Professeur de droit à l’université de Nantes et spécialiste du droit de la mer, Patrick Chaumette souligne pour sa part que « ce décret néglige les obligations internationales italiennes, l'obligation de sauvetage en mer ». Et l’expert de rappeler les textes en vigueur qui viennent contredire ledit décret : « La Convention des Nations unies sur le droit de la mer, la Convention internationale pour la prévention de la pollution par les navires (MARPOL) de l'Organisation maritime internationale, la convention Search and Rescue de Hambourg de 1979, le rôle du MRCC (centre de sauvetage) de Rome, la Convention de Genève relative au statut des réfugiés… », avant de conclure : « Les États côtiers ont des obligations, que l'Italie décide d'ignorer […]. L'idée que tout navire transportant des naufragés en Méditerranée ne relève plus du droit de passage inoffensif est absolument excessive. »

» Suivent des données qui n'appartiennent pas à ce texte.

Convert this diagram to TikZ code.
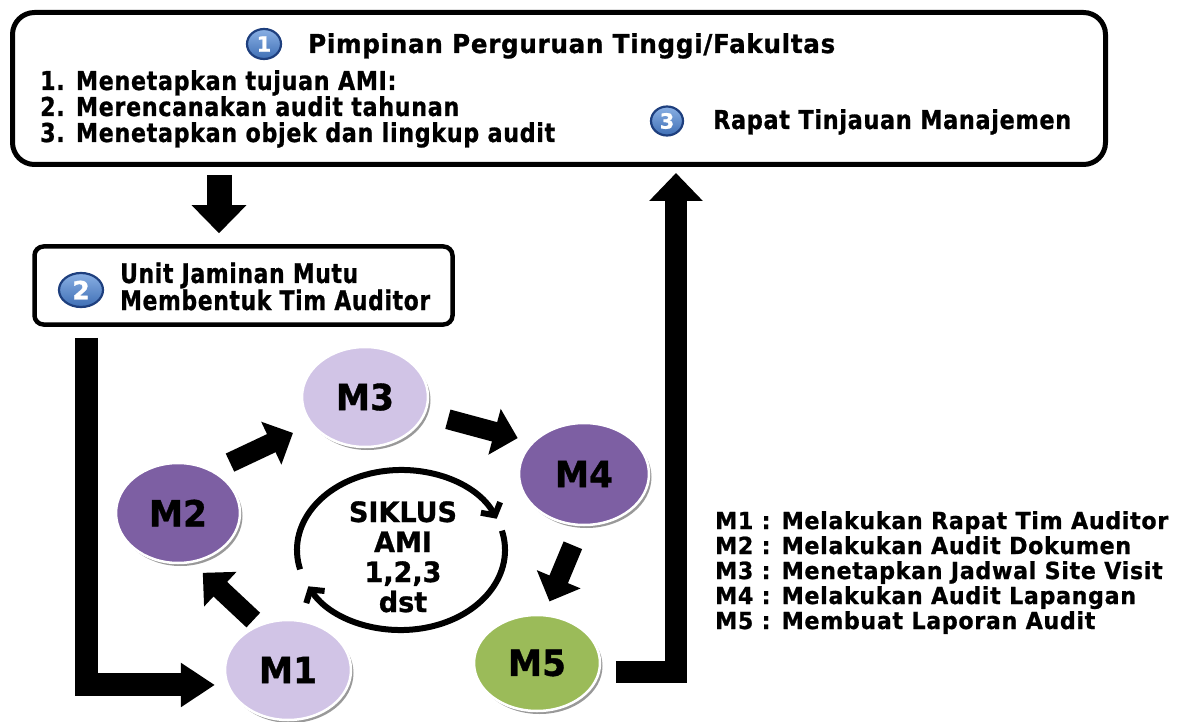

Le décret (en italien) ratifié par le Sénat. (pdf, 558.4 kB)
Une politique de criminalisation qui sert la politique d’externalisation
Pour la chercheuse Sara Prestianni, membre du réseau Migreurop, ce décret, peu surprenant, n’est que la continuité de la politique italienne en matière d’immigration. « Ce décret vise à la criminalisation de la solidarité et au renforcement des politiques de retour. Il est complémentaire avec le décret-loi sécurité numéro un, qui visait au démantèlement du système d’accueil et d'asile italien. »

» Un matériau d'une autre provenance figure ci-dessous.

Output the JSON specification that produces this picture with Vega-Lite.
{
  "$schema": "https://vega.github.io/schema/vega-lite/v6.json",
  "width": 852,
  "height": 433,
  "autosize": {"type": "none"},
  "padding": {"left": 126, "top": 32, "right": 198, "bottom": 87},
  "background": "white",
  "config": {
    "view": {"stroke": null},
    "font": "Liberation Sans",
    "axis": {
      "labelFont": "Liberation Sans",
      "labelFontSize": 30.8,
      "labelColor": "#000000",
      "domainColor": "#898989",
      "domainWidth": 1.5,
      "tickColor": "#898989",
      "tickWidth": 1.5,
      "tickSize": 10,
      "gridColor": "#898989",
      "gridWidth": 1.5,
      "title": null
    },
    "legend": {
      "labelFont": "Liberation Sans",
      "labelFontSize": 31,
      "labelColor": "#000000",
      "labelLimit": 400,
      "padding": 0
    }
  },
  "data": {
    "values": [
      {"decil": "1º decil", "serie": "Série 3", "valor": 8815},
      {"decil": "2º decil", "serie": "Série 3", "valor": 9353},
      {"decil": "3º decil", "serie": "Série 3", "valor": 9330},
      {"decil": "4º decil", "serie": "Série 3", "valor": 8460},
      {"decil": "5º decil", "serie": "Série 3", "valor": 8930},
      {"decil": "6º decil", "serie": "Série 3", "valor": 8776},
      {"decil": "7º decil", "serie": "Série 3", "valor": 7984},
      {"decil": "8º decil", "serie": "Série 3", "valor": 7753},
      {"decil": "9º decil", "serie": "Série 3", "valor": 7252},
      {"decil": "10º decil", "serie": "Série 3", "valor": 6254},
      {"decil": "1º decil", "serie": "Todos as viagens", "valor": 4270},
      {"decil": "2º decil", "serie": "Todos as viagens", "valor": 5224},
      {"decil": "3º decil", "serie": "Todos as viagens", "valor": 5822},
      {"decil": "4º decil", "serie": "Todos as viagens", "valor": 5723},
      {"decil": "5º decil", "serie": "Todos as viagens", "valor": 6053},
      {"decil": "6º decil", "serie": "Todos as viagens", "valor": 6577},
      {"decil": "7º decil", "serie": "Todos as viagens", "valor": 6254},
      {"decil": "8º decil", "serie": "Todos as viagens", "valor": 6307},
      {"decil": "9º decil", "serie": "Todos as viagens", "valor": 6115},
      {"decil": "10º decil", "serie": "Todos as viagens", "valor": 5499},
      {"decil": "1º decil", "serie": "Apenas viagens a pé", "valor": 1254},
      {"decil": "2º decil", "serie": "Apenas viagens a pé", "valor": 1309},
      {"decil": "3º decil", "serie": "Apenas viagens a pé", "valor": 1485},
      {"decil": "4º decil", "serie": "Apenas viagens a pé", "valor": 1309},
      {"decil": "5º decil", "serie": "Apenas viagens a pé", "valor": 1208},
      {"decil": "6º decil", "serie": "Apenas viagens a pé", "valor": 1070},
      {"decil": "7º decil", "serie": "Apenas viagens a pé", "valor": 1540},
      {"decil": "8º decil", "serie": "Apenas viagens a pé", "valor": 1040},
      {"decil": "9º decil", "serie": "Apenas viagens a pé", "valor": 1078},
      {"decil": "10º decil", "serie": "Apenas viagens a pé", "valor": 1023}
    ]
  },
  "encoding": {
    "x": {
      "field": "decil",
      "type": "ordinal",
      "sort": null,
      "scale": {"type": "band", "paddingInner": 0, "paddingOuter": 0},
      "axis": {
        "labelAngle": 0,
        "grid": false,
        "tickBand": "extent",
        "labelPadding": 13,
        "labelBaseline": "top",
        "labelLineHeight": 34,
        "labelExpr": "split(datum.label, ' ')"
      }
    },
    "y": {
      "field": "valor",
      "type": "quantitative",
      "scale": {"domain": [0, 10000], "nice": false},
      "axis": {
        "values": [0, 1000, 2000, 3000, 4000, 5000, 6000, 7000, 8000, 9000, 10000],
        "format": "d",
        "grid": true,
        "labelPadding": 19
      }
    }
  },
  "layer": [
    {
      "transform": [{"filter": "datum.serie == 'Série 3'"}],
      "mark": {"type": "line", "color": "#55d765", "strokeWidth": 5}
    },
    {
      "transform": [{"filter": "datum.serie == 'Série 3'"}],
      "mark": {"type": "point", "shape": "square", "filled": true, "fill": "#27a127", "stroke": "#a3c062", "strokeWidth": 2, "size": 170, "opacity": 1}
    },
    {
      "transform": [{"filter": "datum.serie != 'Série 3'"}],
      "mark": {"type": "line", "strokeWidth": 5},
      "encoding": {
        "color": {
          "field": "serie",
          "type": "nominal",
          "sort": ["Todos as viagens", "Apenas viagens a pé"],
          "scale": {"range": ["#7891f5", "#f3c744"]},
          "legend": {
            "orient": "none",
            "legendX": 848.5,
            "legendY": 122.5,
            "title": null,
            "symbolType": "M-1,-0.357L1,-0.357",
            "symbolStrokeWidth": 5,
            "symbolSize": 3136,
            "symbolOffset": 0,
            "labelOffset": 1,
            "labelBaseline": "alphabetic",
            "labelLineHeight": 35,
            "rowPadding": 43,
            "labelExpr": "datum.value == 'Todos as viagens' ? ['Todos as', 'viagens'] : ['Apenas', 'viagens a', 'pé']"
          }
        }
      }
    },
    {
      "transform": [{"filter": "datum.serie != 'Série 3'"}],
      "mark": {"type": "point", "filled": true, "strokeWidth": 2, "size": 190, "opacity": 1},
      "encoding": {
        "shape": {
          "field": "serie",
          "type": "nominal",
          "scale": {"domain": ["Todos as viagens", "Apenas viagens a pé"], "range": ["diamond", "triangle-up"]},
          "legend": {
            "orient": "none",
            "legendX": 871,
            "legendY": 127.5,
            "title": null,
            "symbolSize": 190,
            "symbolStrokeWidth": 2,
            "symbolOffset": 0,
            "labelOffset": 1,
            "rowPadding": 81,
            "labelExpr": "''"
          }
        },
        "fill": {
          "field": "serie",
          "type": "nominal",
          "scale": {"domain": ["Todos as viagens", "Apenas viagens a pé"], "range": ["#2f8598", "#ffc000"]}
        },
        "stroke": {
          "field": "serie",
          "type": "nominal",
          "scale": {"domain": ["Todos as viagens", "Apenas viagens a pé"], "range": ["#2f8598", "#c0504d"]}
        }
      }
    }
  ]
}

Adopté le 28 novembre 2018 par la Chambre des députés, ce dernier avait déjà suscité la polémique, prévoyant entre autres un allongement de la durée de détention des migrants avant leur expulsion, une modification de la liste des pays sûrs, une augmentation des fonds alloués aux expulsions et surtout une remise en cause profonde du système d’accueil italien avec l’abrogation de la protection humanitaire.
Des mesures qui ont par ailleurs entraîné « de nombreux départs de migrants qui étaient pourtant dans un processus d’intégration en Italie ». Certains ont par exemple pris le chemin de la France, où l’on compte une arrivée de « dublinés », ayant leurs empreintes dans le pays voisin. « La criminalisation des ONG avait déjà commencé sous l’ancien premier ministre [Paolo Gentiloni – ndlr], au printemps 2017, avec tout un tas d’accusations fausses à l’encontre des organisations soupçonnées d’être liées aux passeurs. » Rome avait alors instauré un « code de conduite » controversé, limitant déjà le nombre d'ONG dans le secteur à l'époque.
« Surtout, l’UE a signé un accord d’externalisation de la politique migratoire avec la Libye », rappelle Sara Prestianni. En juillet 2017, l’Europe avait renforcé son partenariat avec Tripoli afin de stopper le mouvement d’exil qui abordait les côtes italiennes, avec la signature d’un accord contesté par de nombreuses ONG. Ces dernières dénonçaient les méthodes des gardes-côtes libyens et la menace planant sur les exilés en Libye, en proie au conflit.
Preuve du danger qu'ils encourent : le 3 juillet, près de 40 migrants ont été tués dans une frappe aérienne contre leur centre de détention dans la banlieue de Tripoli. Plusieurs cas de migrants vendus aux enchères, révélés par la chaîne CNN, avaient fait la lumière sur l'esclavage moderne dans le pays en novembre 2017. « Il y a le besoin d’éloigner encore davantage les acteurs humanitaires de ce terrain, de vider la mer de ses ONG afin qu’il n’y ait plus de témoins. Cette politique de criminalisation sert l’externalisation de la politique migratoire européenne », signale Sara Prestianni.
Contactés par Mediapart, les porte-parole de l’agence Frontex basés en Pologne ont répondu « ne pas être en mesure » de commenter la politique italienne.
Les traversées illégales en bateau pneumatique sont nombreuses en Méditerranée centrale, voie de passage dangereuse fréquentée par les migrants transitant par la Libye. L'Italie et l'UE ont multiplié les missions pour la surveillance de cette frontière maritime ces dernières années. Fin 2013, après l'embrasement d'un chalutier transportant des migrants au large de Lampedusa, qui avait fait plus de 360 morts, les autorités italiennes avaient lancé l’opération Mare Nostrum, visant selon Rome à sauver le plus grand nombre possible de migrants en mer. La marine italienne avait alors décidé d'intervenir jusqu'à la limite des eaux libyennes (à 12 milles marins du pays d'Afrique du Nord).
Mare Nostrum a été remplacée en 2014 par l'opération européenne Triton, elle-même remplacée en 2018 par la mission Themis « pour aider l’Italie dans les activités de contrôle des frontières », opérant au large de la Libye. En parallèle, des ONG se sont progressivement rendues sur zone, non loin de cette frontière maritime libyenne, pour des opérations de sauvetage.